Navena Chaitoo, a Fordham College at Rose Hill senior, has been awarded a National Science Foundation (NSF) Graduate Research Fellowship, making her the fourth Rose Hill student in two years to earn the fellowship, and the first in the social sciences.
But for Chaitoo, winning the prestigious fellowship to pursue her studies of persons with disabilities is much more than an academic triumph.
“I was diagnosed with a severe-to-profound hearing loss when I was about 5 years old, and at the time, my audiologists relied on the latest medical studies to determine that I would probably never graduate high school,” said the Brooklyn native.
“Ultimately, my parents knew better and saw to it that I had all the accommodations necessary to offset my hearing loss, which allowed me to be as successful as I am today.”
A Matteo Ricci scholar and a member of the Hearing Loss Association of America’s New York Board of Trustees, Chaitoo graduates May 18 with a double-major in economics and political science. Her NSF fellowship will fully fund her graduate education at Carnegie Mellon University, where she will begin a master’s of science in public policy and management this fall.
These prestigious fellowships are awarded annually to foster scientific research and support outstanding graduate students in the fields of science, technology, engineering, and mathematics.
Fellows receive a three-year annual stipend of $30,000 along with $12,000 in education allowance toward the graduation institution of their choice. The allowance funds fellows’ tuition and fees, opportunities for international research and professional development, and the freedom to conduct their own research.
Chaitoo will continue research she began at Fordham on the economic wellbeing of persons with disabilities in the United States, particularly the indirect as well as direct medical costs of persons with disabilities—a topic in which she has been personally invested.
“When I first came to Fordham, I was told that accommodations are awarded based on the student’s potential contribution to the school. Thus, I had to secure independent funding for CART captioning [Communication Access Realtime Translation] from the NYS Department of Education to maximize my potential,” she said. “But, in the process, I went without very much needed assistance during my freshman year.”
The experience inspired Chaitoo to study whether disabilities are indeed linked with financial hardship. In a study on disability and multidimensional poverty in the United States that she co-authored with Sophie Mitra, Ph.D., associate professor of economics, Debra Brucker, Ph.D., a researcher at the University of New Hampshire’s Institute on Disability, and Joseph Mauro, a graduate research assistant in the Economics Department, Chaitoo found that persons with disabilities are more likely to be poor, regardless of the measures used to assess their poverty level.
“I wanted to see if the disparities I observed on a micro-level manifested themselves at a macro-level, and if so, I wanted to start working on solutions,” she said.
Since its creation in 1952, the highly competitive NSF graduate fellowship has been awarded to less than 9 percent of more than 500,000 applicants. This year, the NSF received 13,000 applications for 2,000 awards.

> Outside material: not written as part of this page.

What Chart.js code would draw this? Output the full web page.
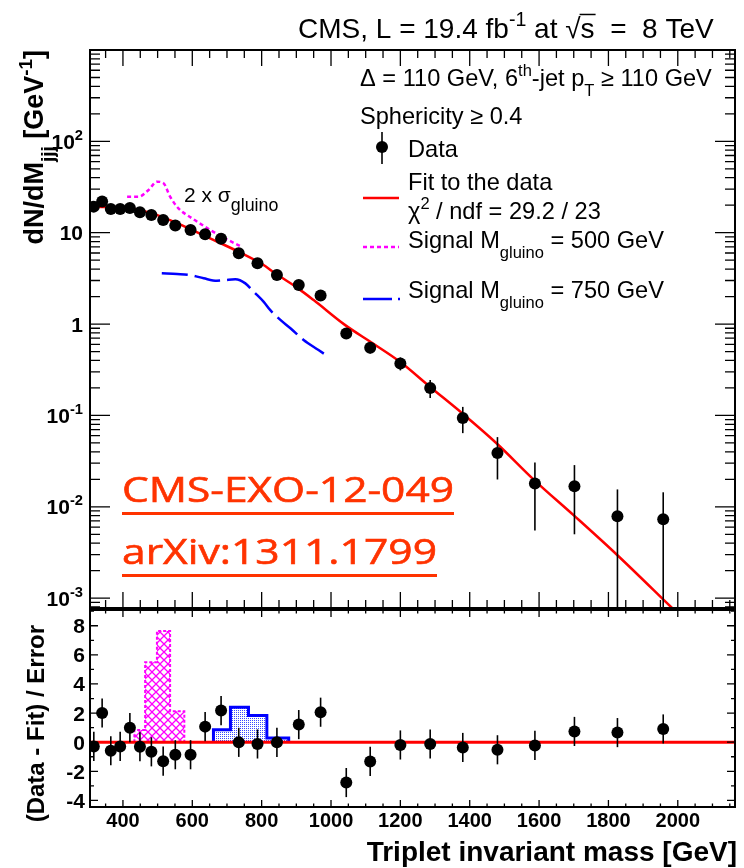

“Navena’s NSF Graduate Research Fellowship is a tremendous accomplishment—a reflection of her steadfast dedication and commitment,” said Michael Latham, Ph.D., dean of Fordham College at Rose Hill. “It also demonstrates what Fordham’s talented students can achieve with the support of the outstanding teachers and scholars on our faculty. We are very proud of Navena, and wish her all the best as she begins her graduate career.”